### Data shown
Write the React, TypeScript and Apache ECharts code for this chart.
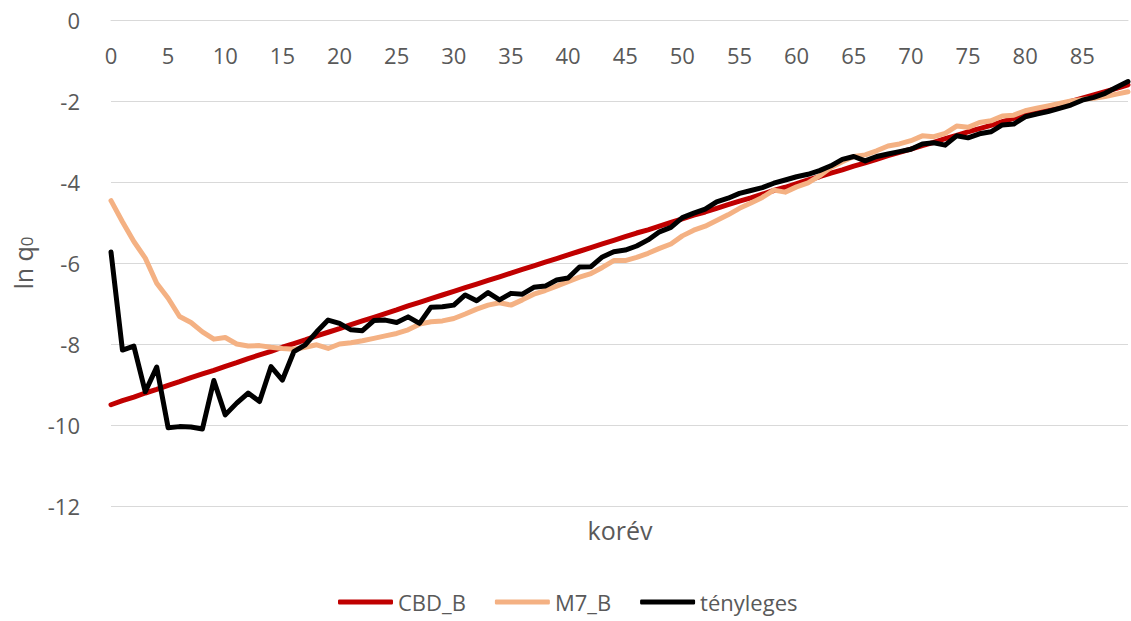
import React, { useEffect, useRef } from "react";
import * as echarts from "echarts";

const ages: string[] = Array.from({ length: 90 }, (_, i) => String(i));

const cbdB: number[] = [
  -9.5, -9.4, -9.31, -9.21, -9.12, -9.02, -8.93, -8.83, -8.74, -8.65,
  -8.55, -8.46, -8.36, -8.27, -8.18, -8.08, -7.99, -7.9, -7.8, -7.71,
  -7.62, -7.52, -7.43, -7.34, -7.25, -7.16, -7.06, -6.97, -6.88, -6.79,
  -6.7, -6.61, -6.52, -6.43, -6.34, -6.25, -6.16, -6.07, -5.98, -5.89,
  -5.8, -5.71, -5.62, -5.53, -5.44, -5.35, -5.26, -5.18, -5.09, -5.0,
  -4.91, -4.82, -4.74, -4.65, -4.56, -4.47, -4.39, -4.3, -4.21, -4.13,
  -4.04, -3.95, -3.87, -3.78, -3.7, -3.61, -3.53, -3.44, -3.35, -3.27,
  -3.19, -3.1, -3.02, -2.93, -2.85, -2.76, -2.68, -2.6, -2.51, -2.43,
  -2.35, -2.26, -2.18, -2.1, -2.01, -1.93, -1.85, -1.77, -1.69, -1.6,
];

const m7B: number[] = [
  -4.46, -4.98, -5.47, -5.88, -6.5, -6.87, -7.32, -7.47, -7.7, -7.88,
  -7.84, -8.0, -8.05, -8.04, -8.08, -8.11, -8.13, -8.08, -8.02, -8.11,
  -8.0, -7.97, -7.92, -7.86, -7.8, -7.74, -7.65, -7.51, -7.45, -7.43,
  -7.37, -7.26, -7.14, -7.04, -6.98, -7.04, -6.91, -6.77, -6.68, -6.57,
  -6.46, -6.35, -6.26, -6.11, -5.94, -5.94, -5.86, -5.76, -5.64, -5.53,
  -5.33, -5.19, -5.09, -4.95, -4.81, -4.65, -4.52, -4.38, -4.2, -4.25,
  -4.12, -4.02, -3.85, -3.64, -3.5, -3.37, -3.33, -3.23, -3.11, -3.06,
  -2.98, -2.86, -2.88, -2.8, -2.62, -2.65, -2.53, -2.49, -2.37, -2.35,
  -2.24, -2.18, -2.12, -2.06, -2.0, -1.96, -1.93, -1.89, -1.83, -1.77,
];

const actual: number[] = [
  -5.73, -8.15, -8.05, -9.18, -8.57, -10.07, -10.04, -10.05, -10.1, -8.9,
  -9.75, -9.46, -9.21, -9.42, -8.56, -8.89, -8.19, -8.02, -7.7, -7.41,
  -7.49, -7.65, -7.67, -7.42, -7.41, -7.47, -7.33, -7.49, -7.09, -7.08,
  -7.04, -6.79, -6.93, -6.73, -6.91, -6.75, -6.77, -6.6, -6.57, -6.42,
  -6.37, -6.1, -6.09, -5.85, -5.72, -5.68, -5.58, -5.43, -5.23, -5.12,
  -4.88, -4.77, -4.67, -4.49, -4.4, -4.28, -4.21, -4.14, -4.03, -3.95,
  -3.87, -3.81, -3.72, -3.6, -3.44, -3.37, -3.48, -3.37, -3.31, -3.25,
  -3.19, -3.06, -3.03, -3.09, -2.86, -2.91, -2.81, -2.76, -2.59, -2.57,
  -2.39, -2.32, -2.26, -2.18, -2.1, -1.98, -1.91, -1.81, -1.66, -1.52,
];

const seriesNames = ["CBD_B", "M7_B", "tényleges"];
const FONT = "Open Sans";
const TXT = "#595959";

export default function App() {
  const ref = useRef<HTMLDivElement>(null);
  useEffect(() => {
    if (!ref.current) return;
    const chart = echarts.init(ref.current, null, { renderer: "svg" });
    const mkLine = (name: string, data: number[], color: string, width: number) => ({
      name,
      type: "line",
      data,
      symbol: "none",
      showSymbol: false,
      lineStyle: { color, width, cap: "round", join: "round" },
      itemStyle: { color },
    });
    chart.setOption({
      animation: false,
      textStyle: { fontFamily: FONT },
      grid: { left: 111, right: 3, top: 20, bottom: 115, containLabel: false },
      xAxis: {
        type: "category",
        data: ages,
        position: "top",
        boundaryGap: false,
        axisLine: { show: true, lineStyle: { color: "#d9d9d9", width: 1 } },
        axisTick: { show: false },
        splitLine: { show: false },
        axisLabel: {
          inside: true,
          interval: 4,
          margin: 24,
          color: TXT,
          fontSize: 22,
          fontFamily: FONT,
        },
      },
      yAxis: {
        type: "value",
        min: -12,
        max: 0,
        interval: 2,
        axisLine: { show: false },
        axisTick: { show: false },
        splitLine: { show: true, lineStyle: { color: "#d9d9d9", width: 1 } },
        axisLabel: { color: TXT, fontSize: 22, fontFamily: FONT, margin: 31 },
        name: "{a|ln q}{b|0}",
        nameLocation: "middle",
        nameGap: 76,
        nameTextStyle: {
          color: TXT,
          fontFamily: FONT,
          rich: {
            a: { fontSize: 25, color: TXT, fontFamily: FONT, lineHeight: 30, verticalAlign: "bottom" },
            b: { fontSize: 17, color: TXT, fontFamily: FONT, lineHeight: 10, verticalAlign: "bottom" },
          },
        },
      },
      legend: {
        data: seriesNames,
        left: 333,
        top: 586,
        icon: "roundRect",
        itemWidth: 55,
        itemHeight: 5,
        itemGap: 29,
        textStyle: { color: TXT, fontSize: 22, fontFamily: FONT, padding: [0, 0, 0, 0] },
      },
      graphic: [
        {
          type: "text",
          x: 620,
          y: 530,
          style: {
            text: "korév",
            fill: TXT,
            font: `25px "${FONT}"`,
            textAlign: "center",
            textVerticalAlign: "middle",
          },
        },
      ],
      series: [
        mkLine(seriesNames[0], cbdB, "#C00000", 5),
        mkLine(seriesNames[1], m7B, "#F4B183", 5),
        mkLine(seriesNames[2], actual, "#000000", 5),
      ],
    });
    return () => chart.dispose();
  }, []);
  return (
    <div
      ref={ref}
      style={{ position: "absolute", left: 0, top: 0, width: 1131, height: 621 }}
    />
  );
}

### Required work
Transcribe the listing in full and omit the pictures.

### Answer for this exercise
Write the React, TypeScript and Apache ECharts code for this chart.
import React, { useEffect, useRef } from "react";
import * as echarts from "echarts";

const ages: string[] = Array.from({ length: 90 }, (_, i) => String(i));

const cbdB: number[] = [
  -9.5, -9.4, -9.31, -9.21, -9.12, -9.02, -8.93, -8.83, -8.74, -8.65,
  -8.55, -8.46, -8.36, -8.27, -8.18, -8.08, -7.99, -7.9, -7.8, -7.71,
  -7.62, -7.52, -7.43, -7.34, -7.25, -7.16, -7.06, -6.97, -6.88, -6.79,
  -6.7, -6.61, -6.52, -6.43, -6.34, -6.25, -6.16, -6.07, -5.98, -5.89,
  -5.8, -5.71, -5.62, -5.53, -5.44, -5.35, -5.26, -5.18, -5.09, -5.0,
  -4.91, -4.82, -4.74, -4.65, -4.56, -4.47, -4.39, -4.3, -4.21, -4.13,
  -4.04, -3.95, -3.87, -3.78, -3.7, -3.61, -3.53, -3.44, -3.35, -3.27,
  -3.19, -3.1, -3.02, -2.93, -2.85, -2.76, -2.68, -2.6, -2.51, -2.43,
  -2.35, -2.26, -2.18, -2.1, -2.01, -1.93, -1.85, -1.77, -1.69, -1.6,
];

const m7B: number[] = [
  -4.46, -4.98, -5.47, -5.88, -6.5, -6.87, -7.32, -7.47, -7.7, -7.88,
  -7.84, -8.0, -8.05, -8.04, -8.08, -8.11, -8.13, -8.08, -8.02, -8.11,
  -8.0, -7.97, -7.92, -7.86, -7.8, -7.74, -7.65, -7.51, -7.45, -7.43,
  -7.37, -7.26, -7.14, -7.04, -6.98, -7.04, -6.91, -6.77, -6.68, -6.57,
  -6.46, -6.35, -6.26, -6.11, -5.94, -5.94, -5.86, -5.76, -5.64, -5.53,
  -5.33, -5.19, -5.09, -4.95, -4.81, -4.65, -4.52, -4.38, -4.2, -4.25,
  -4.12, -4.02, -3.85, -3.64, -3.5, -3.37, -3.33, -3.23, -3.11, -3.06,
  -2.98, -2.86, -2.88, -2.8, -2.62, -2.65, -2.53, -2.49, -2.37, -2.35,
  -2.24, -2.18, -2.12, -2.06, -2.0, -1.96, -1.93, -1.89, -1.83, -1.77,
];

const actual: number[] = [
  -5.73, -8.15, -8.05, -9.18, -8.57, -10.07, -10.04, -10.05, -10.1, -8.9,
  -9.75, -9.46, -9.21, -9.42, -8.56, -8.89, -8.19, -8.02, -7.7, -7.41,
  -7.49, -7.65, -7.67, -7.42, -7.41, -7.47, -7.33, -7.49, -7.09, -7.08,
  -7.04, -6.79, -6.93, -6.73, -6.91, -6.75, -6.77, -6.6, -6.57, -6.42,
  -6.37, -6.1, -6.09, -5.85, -5.72, -5.68, -5.58, -5.43, -5.23, -5.12,
  -4.88, -4.77, -4.67, -4.49, -4.4, -4.28, -4.21, -4.14, -4.03, -3.95,
  -3.87, -3.81, -3.72, -3.6, -3.44, -3.37, -3.48, -3.37, -3.31, -3.25,
  -3.19, -3.06, -3.03, -3.09, -2.86, -2.91, -2.81, -2.76, -2.59, -2.57,
  -2.39, -2.32, -2.26, -2.18, -2.1, -1.98, -1.91, -1.81, -1.66, -1.52,
];

const seriesNames = ["CBD_B", "M7_B", "tényleges"];
const FONT = "Open Sans";
const TXT = "#595959";

export default function App() {
  const ref = useRef<HTMLDivElement>(null);
  useEffect(() => {
    if (!ref.current) return;
    const chart = echarts.init(ref.current, null, { renderer: "svg" });
    const mkLine = (name: string, data: number[], color: string, width: number) => ({
      name,
      type: "line",
      data,
      symbol: "none",
      showSymbol: false,
      lineStyle: { color, width, cap: "round", join: "round" },
      itemStyle: { color },
    });
    chart.setOption({
      animation: false,
      textStyle: { fontFamily: FONT },
      grid: { left: 111, right: 3, top: 20, bottom: 115, containLabel: false },
      xAxis: {
        type: "category",
        data: ages,
        position: "top",
        boundaryGap: false,
        axisLine: { show: true, lineStyle: { color: "#d9d9d9", width: 1 } },
        axisTick: { show: false },
        splitLine: { show: false },
        axisLabel: {
          inside: true,
          interval: 4,
          margin: 24,
          color: TXT,
          fontSize: 22,
          fontFamily: FONT,
        },
      },
      yAxis: {
        type: "value",
        min: -12,
        max: 0,
        interval: 2,
        axisLine: { show: false },
        axisTick: { show: false },
        splitLine: { show: true, lineStyle: { color: "#d9d9d9", width: 1 } },
        axisLabel: { color: TXT, fontSize: 22, fontFamily: FONT, margin: 31 },
        name: "{a|ln q}{b|0}",
        nameLocation: "middle",
        nameGap: 76,
        nameTextStyle: {
          color: TXT,
          fontFamily: FONT,
          rich: {
            a: { fontSize: 25, color: TXT, fontFamily: FONT, lineHeight: 30, verticalAlign: "bottom" },
            b: { fontSize: 17, color: TXT, fontFamily: FONT, lineHeight: 10, verticalAlign: "bottom" },
          },
        },
      },
      legend: {
        data: seriesNames,
        left: 333,
        top: 586,
        icon: "roundRect",
        itemWidth: 55,
        itemHeight: 5,
        itemGap: 29,
        textStyle: { color: TXT, fontSize: 22, fontFamily: FONT, padding: [0, 0, 0, 0] },
      },
      graphic: [
        {
          type: "text",
          x: 620,
          y: 530,
          style: {
            text: "korév",
            fill: TXT,
            font: `25px "${FONT}"`,
            textAlign: "center",
            textVerticalAlign: "middle",
          },
        },
      ],
      series: [
        mkLine(seriesNames[0], cbdB, "#C00000", 5),
        mkLine(seriesNames[1], m7B, "#F4B183", 5),
        mkLine(seriesNames[2], actual, "#000000", 5),
      ],
    });
    return () => chart.dispose();
  }, []);
  return (
    <div
      ref={ref}
      style={{ position: "absolute", left: 0, top: 0, width: 1131, height: 621 }}
    />
  );
}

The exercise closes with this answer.